I have been doing a lot of travel lately. From New York to London, Seattle to Delhi, Alabama to Hong Kong, rural Maine to Paris and beyond, I’ve been meeting with students who aspire to a Pitzer College education. As I visit high schools, interview students, host receptions and conduct information sessions, I am inspired to help students determine whether a Pitzer liberal arts and sciences education is right for them.
Regardless of where I am in the world, I am in awe of the fact that there are several common themes every student highlights when I ask the question: “Why are you considering an education at Pitzer College?” The themes are simple, yet extraordinarily complex. Students want global citizenship, flexibility and a chance to make a difference in the world.
Global Citizenship: Students acknowledge that their generation will work in a globally interdependent economy. They want to go to school in a diverse community with access to global opportunities. They yearn to take classes with students from all over the world, but they also want to pick up and immerse themselves in a culture outside of their own. At Pitzer, they will take courses that begin in California and end in another country. They will look at world problems through an American lens and then analyze them through the perspectives of other nations. They might work in Los Angeles one term and intern in Italy the next. Pitzer students aspire to global citizenship. From the minute they arrive on our campus, our President tells them: “Make sure your passport has a lot empty pages in it, because you’re going to be using it a lot while you are with us.”
Flexibility: Students tell me they want more flexibility in how they approach their education. In many parts of the world, you are asked to choose a major (and therefore career) at the age of 17. Students find this extraordinarily stressful. They need more time. They want to explore the infinite possibilities, and aspire to leave room for the potential of majoring in something they never even knew existed. This generation of young people acknowledges that one-third of the jobs they will attain in their lifetime have not been created yet. They ask themselves: “How will I train for careers that don’t currently exist?” Students want depth, but they want breadth. They know that at Pitzer they will go deep into a subject, but they will also have exposure to academic areas that will make them strong critical thinkers, writers, analyzers, and responsibly engaged citizens. These are all skills that will carry them through each of their career moves and life decisions. At Pitzer, they won’t just be prepared for their first job –they will be trained for jobs decades later.
Making a Difference: This generation has grown up in a world where greed, social irresponsibility and intercultural misunderstanding have led to war, terrorism, financial collapse and environmental disasters. Young people today crave an education that empowers them to make a difference in the world. They want to use their education to benefit the lives of others. Throughout their short lives, they have witnessed some of the worst global atrocities and their goal is to prevent future ones. As one student in Hong Kong told me recently, “We’ve all seen what purely selfish pursuits can lead to. I think my generation’s job is to undo the damage of previous generations by using our education for the greater good.” At Pitzer, students will be joining a community of passionate leaders excited to leave their mark on the world.

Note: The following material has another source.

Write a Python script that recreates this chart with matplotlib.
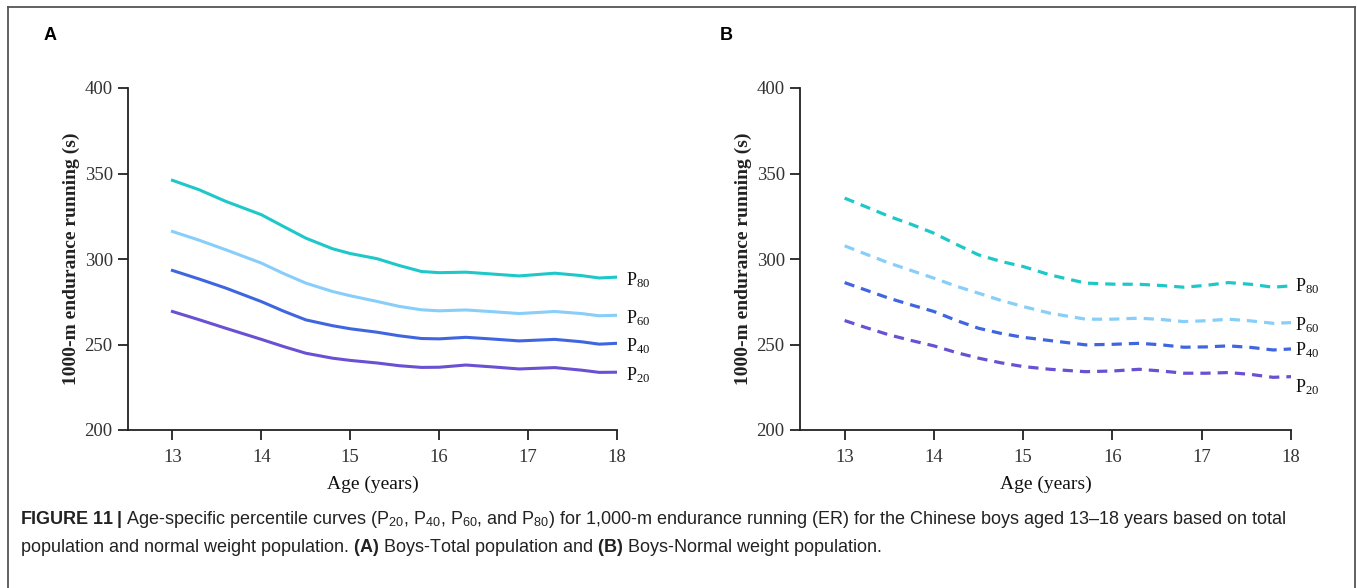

While Pitzer’s education has always been relevant, I find that our mission resonates now more than ever. Ours is a values driven education that produces socially responsible citizens of the world through an academically rigorous, interdisciplinary liberal arts education emphasizing social justice, intercultural understanding, and environmental sensitivity. Fifty years ago, our founding President John W. Atherton boldly stated, “Pitzer was built of dreams. We are the wonder child who came to transform the world.” As I travel the world, I am inspired by students who want to actualize John Atherton’s vision. Will you join us?